Von der schrumpfenden Stadt Eisenerz ging es in die Landeshauptstadt der Steiermark Graz, wo wir zunächst einen selbstgeführten Stadtrundgang absolvierten und die wichtigsten Eckpunkte der Stadt kennenlernten. Am folgenden Tag führten uns dann zunächst Elisabeth Katschnig-Fasch und Manfred Omahna in die Randgebiete von Graz in Viertel mit sozialem Wohnbau und schlechtem Leumund, deren Probleme und Lebensrealitäten sich aber erst bei genauerem Hinsehen erweisen und durchaus differenzierter zu betrachten sind, als dies auf den ersten Blick scheint. Am Nachmittag präsentierte uns Judith Laister das Lend-Viertel, wobei es sich um einen zumindest teilweise von Gentrifizierungsprozessen betroffenen Stadtteil von Graz handelt, in dem auch einige Kunstprojekte den Veränderungen der Stadt und des Städtischen nachspüren.

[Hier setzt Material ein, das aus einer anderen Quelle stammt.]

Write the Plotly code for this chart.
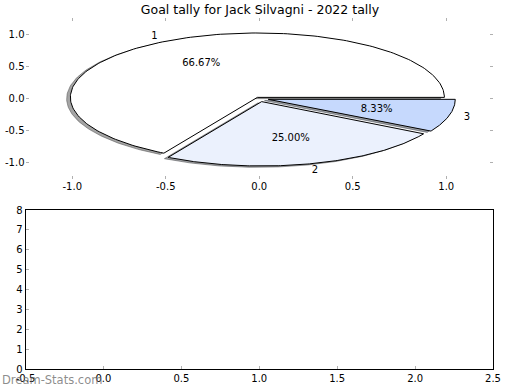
import numpy as np
import plotly.graph_objects as go

# ---- data ----
labels = ["1", "2", "3"]
values = [8, 3, 1]
explode = [0.02, 0.05, 0.05]
colors = ["#ffffff", "#ebf1fd", "#c6d9fd"]
title = "Goal tally for Jack Silvagni - 2022 tally"
x_ticks_top = [-1.0, -0.5, 0.0, 0.5, 1.0]
y_ticks_top = [-1.0, -0.5, 0.0, 0.5, 1.0]
x_ticks_bot = [-0.5, 0.0, 0.5, 1.0, 1.5, 2.0, 2.5]
y_ticks_bot = [0, 1, 2, 3, 4, 5, 6, 7, 8]

W, H = 520, 390
FONT = "DejaVu Sans"

fig = go.Figure()

total = float(sum(values))
fracs = [v / total for v in values]


def hex_rgb(h):
    h = h.lstrip("#")
    return tuple(int(h[i:i + 2], 16) for i in (0, 2, 4))


wedges = []
t1 = 0.0
for lab, fr, ex, col in zip(labels, fracs, explode, colors):
    t2 = t1 + 360.0 * fr
    mid = np.deg2rad((t1 + t2) / 2)
    cx, cy = ex * np.cos(mid), ex * np.sin(mid)
    th = np.deg2rad(np.linspace(t1, t2, 200))
    xs = np.concatenate([[cx], cx + np.cos(th), [cx]])
    ys = np.concatenate([[cy], cy + np.sin(th), [cy]])
    wedges.append((lab, fr, col, xs, ys, cx, cy, mid))
    t1 = t2

# shadows
for lab, fr, col, xs, ys, cx, cy, mid in wedges:
    r, g, b = hex_rgb(col)
    sc = "rgba(%d,%d,%d,0.5)" % (int(r * 0.3), int(g * 0.3), int(b * 0.3))
    fig.add_trace(go.Scatter(x=xs - 0.02, y=ys - 0.02, mode="lines", fill="toself",
                             fillcolor=sc, line=dict(color=sc, width=1),
                             hoverinfo="skip", showlegend=False, xaxis="x", yaxis="y"))
# wedges
for lab, fr, col, xs, ys, cx, cy, mid in wedges:
    fig.add_trace(go.Scatter(x=xs, y=ys, mode="lines", fill="toself",
                             fillcolor=col, line=dict(color="black", width=1),
                             hoverinfo="skip", showlegend=False, xaxis="x", yaxis="y"))
# texts
for lab, fr, col, xs, ys, cx, cy, mid in wedges:
    fig.add_trace(go.Scatter(x=[cx + 0.6 * np.cos(mid)], y=[cy + 0.6 * np.sin(mid)],
                             mode="text", text=["%.2f%%" % (fr * 100)],
                             textfont=dict(family=FONT, size=10, color="black"),
                             hoverinfo="skip", showlegend=False, xaxis="x", yaxis="y"))
    fig.add_trace(go.Scatter(x=[cx + 1.1 * np.cos(mid)], y=[cy + 1.1 * np.sin(mid)],
                             mode="text", text=[lab],
                             textfont=dict(family=FONT, size=10, color="black"),
                             hoverinfo="skip", showlegend=False, xaxis="x", yaxis="y"))

# empty bottom axes
fig.add_trace(go.Scatter(x=[None], y=[None], mode="markers", showlegend=False,
                         xaxis="x2", yaxis="y2"))

dom_x = [25.5 / W, 493 / W]
tick_common = dict(ticks="inside", ticklen=3, tickcolor="#b0b0b0", tickwidth=1,
                   showgrid=False, zeroline=False, automargin=False,
                   tickfont=dict(family=FONT, size=10, color="black"))

fig.update_layout(
    template="none",
    width=W, height=H,
    margin=dict(l=0, r=0, t=0, b=0, pad=0),
    paper_bgcolor="white", plot_bgcolor="white",
    title=dict(text=title, x=0.5, xanchor="center", y=1 - 10 / H, yanchor="middle",
               font=dict(family=FONT, size=12.5, color="black")),
    xaxis=dict(domain=dom_x, range=[-1.25, 1.25], tickvals=x_ticks_top,
               ticktext=["%.1f" % v for v in x_ticks_top], showline=False,
               mirror="ticks", anchor="y", **tick_common),
    yaxis=dict(domain=[1 - 179 / H, 1 - 18 / H], range=[-1.25, 1.25], tickvals=y_ticks_top,
               ticktext=["%.1f" % v for v in y_ticks_top], showline=False,
               mirror="ticks", anchor="x", **tick_common),
    xaxis2=dict(domain=dom_x, range=[-0.5, 2.5], tickvals=x_ticks_bot,
                ticktext=["%.1f" % v for v in x_ticks_bot], showline=True, linecolor="black",
                linewidth=1, mirror=True, anchor="y2", **tick_common),
    yaxis2=dict(domain=[1 - 369 / H, 1 - 210 / H], range=[0, 8], tickvals=y_ticks_bot,
                showline=True, linecolor="black", linewidth=1, mirror=True, anchor="x2",
                **tick_common),
    annotations=[dict(text="Dream-Stats.com", xref="paper", yref="paper", x=0, y=1 - 380 / H,
                      xanchor="left", yanchor="middle", showarrow=False,
                      font=dict(family=FONT, size=11.5, color="rgba(120,120,120,0.85)"))],
)

fig.write_html("out.html", config={"displayModeBar": False},
               post_script="document.body.style.margin='0';")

Im Anschluss daran fuhren wir zu unserer letzten Station an die steirisch-slowenische Grenze, wobei wir an einer der schönsten Stellen der südsteirischen Weinregion einen Zwischenstopp einlegten und den Tag bei Brettljause und Wein mit einem Blick auf die Weinberge und die untergehende Sonne ausklingen ließen. Am darauf folgenden Tag führte uns dann Klaus-Jürgen Hermanik durch die Heiligengeistklamm die steirischslowenische Grenze entlang und brachte uns die wechselhafte Geschichte dieser Grenzregionnäher, die – wie viele Grenzregionen – ein Raum der Konflikte, aber auch des Austauschs und der Aushandlungsprozesse war und ist. Nach dem abendlichen Besuch eines Schilcherweinfestes in Deutschlandsberg fuhren wir am nächsten Tag mit vielen Eindrücken und Erkenntnissen, aber auch erschöpft von langen Wanderungen sowie interessanten Führungen und Gesprächen nach München zurück. Abschließend sei allen unseren Kooperationspartnern, die uns geführt und uns ihr Wissen vermittelt haben, ganz herzlich gedankt.